In theory, there’s a simple fix: With some coding tweaks, transactions could continue apace. But the problem is that any change to bitcoin’s architecture will inevitably create losers, and the motley crew of miners, software developers, libertarians and entrepreneurs who comprise the bitcoin universe have yet to form a consensus. After at least five attempts in the past year, enthusiasts will try once again at a conference in Silicon Valley this month. Any solution will almost certainly need the support of attendees from China, now home to 70 percent of the world’s bitcoin mining power and 90 percent of trades.
“This truly is one of the biggest tests to global collaboration,” said Wu, who runs AntPool, the world’s second-largest mining collective, and is also one of the largest manufacturers of mining hardware. “There’s a lot of money and emotions involved, and people have very different ideas on what they want bitcoin to be.”
It could be the opinions of Wu and his compatriots that matter most. Chinese miners have leveraged their access to cheap labor, inexpensive electricity and local chipmaking factories to outmaneuver their global peers in performing the complex calculations needed to verify bitcoin transactions — a service for which they’re compensated in newly-minted bitcoin.

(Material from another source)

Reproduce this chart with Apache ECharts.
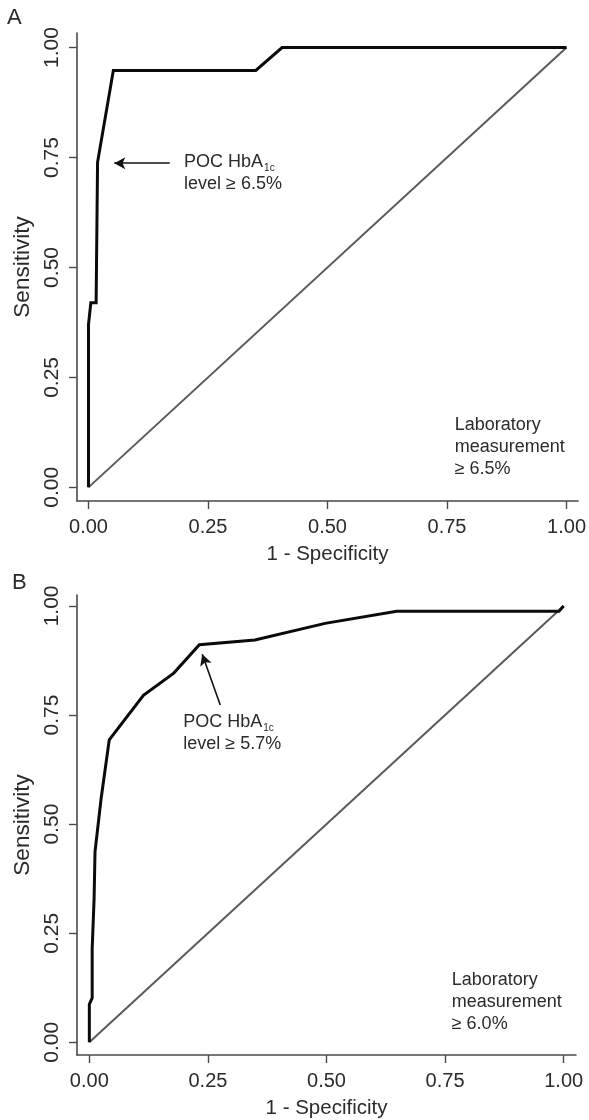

When the cryptocurrency’s price tumbled from about $1,000 in late 2013 to below $200 in early 2015, lower costs in China allowed them to stay afloat even as many Western operators folded.
Bitcoin’s volatility, meanwhile, has attracted China’s horde of speculative individual investors, who are keener than ever to diversify out of yuan-denominated assets after a shock devaluation in the nation’s currency last year.
The concentration of bitcoin activity in China has some worried that the system could become vulnerable to meddling by the ruling Communist Party, which restricts cross-border capital flows and has tight control over the Internet. It’s of particular concern to libertarians who value the cryptocurrency’s decentralized nature above all else. Unlike most major units of exchange, bitcoin has no single authority, such as a central bank, with control over the money supply. The maximum number of bitcoins is capped at 21 million.
Having so much mining power in China “is a very negative thing,” Peter Todd, an active bitcoin code contributor based in Toronto, wrote in an e-mail interview. “It’d be all too easy for the Chinese government to do a lot of harm.”
While China’s central bank has said bitcoin isn’t a “real” currency and has taken steps to prevent it from becoming entrenched in the domestic financial system, there’s little evidence that policy makers are trying to gain control over its global development.
Instead, the influence lies with privately-run Chinese miners. Because the current system is dominated by the software miners use most, any proposal to update bitcoin’s architecture will need their validation.
“The miners control the real voting power,” said Wang Chun, co-owner and chief administrator of F2Pool, the world’s largest mining collective.
The debate over how to resolve the digital currency’s capacity problem is split primarily into two camps. One group, known as Bitcoin Classic, says the size of digital “blocks” that contain bitcoin transactions should be increased as soon as possible to ensure that processing times don’t jump.
The other, Bitcoin Core, argues that it’s too soon to make major changes because it will take time to ensure that the new software is secure. They’re also worried that a major boost to block sizes will give too much power to the handful of miners with the processing capacity to handle the lengthy calculations associated with larger blocks.
Core supporters have been primarily focused on introducing features to increase transaction efficiency, while some have agreed to a capped increase in block sizes. They place a priority on widespread adoption before big changes are made, fearing a split in the bitcoin community that could send prices tumbling. The cryptocurrency has gained about 56 percent this year and traded at $676.22 on Wednesday.
Major Chinese miners and a group of Core developers agreed on a proposed fix at a meeting in Hong Kong in February. The new code is due to become available this month, and could be activated by July 2017 if it gains broad support.
“If the consensus is implemented successfully, it will set an example for future collaborations between all parties,” said Wu Gang, chief executive officer of HaoBTC, which accounts for about five percent of the computing power used to verify bitcoin transactions.
If no agreement is reached, processing times could potentially climb to hours or even days, making the digital currency inconvenient for many users who can get almost instant confirmations on payments through their credit-card providers or online money-transfer services like PayPal. In its current iteration, the bitcoin network can handle about seven transactions per second. Visa Inc., the world’s largest payment processor, is capable of more than 24,000 per second.
A surge in processing times would give credence to the views of bitcoin skeptics including JPMorgan Chase Co. CEO Jamie Dimon, who says a digital currency without any central authority has no chance of survival in the $5.3 trillion-a-day foreign exchange market. Even after its surge over the past five years, the total market value of outstanding bitcoin is less than $11 billion, with a network that handles about $120 million of transactions daily.
Despite the challenges, AntPool’s Wu is optimistic. He’s planning to attend the meeting of bitcoin enthusiasts in California this month and says miners from China are set to play a bigger role in driving the global community toward consensus.
“There’s no way we will be at this impasse forever,” Wu said. “You have got to believe that with so many smart people in the industry, they will make the right decisions.”